Why Aphria Is a Prime Acquisition Target
According to Left, large consumer companies want to gain exposure to the marijuana industry and see Canadian cannabis cultivators as the safest way to do so. While Left believes that federal legalization in the U.S. is “around the corner,” following the ousting of anti-marijuana Attorney General Jeff Sessions and Washington’s decision to replace John Kelly with pro-legalization Mick Mulvaney as White House Chief of Staff, he added that it will still take at least 18-24 months for the law to change. As a result, he said that Canadian companies are “the only game in town in the near-term.”
Looking at Canada, Left identified Aphria as the most feasible acquisition target as the other two U.S.-listed cannabis companies yet to announce an investment by a major U.S. partner, Tilray Inc. (TLRY) and Aurora Cannabis Inc. (ACB), are currently too expensive.
“It is important to note that Aphria checks all the boxes to be a platform. It has growing operations, distribution, international, and R&D,” wrote Left. “To any of the critics who think this is any different than Cronos (if you exclude management issues -- which can be easily rectified) - you are ill-informed. Aside from deals like we saw last week in Paraguay, Aphria has formed partnerships globally that are now being coveted by the larger CPG companies.”
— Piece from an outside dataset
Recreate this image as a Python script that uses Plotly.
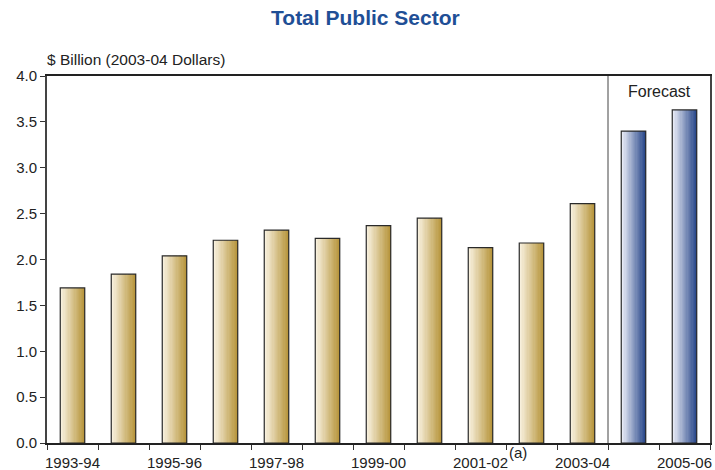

Who Could Make a Play for Aphria?
Left went on to speculate that Diageo, the maker of Guinness beer and Smirnoff vodka, could be plotting to make a move for Aphria. Failing that, the famous short-seller proposed that a larger competitor, such as Tilray or Aurora, could pounce on the Canadian company.
Buying Aphria, Left said, would give Tilray a “real business to justify its overvalued stock price” and remove a competitor from the market, as well as giving it, together with Aurora, a better shot at an investment from a major CPG company.
Citron’s bullish note emerged shortly after Quintessential Capital Management and Hindenburg Research published a sentiment-damaging report on Aphria. The short sellers claimed that the marijuana producer is "part of a scheme orchestrated by a network of insiders to divert funds away from shareholders into their own pockets."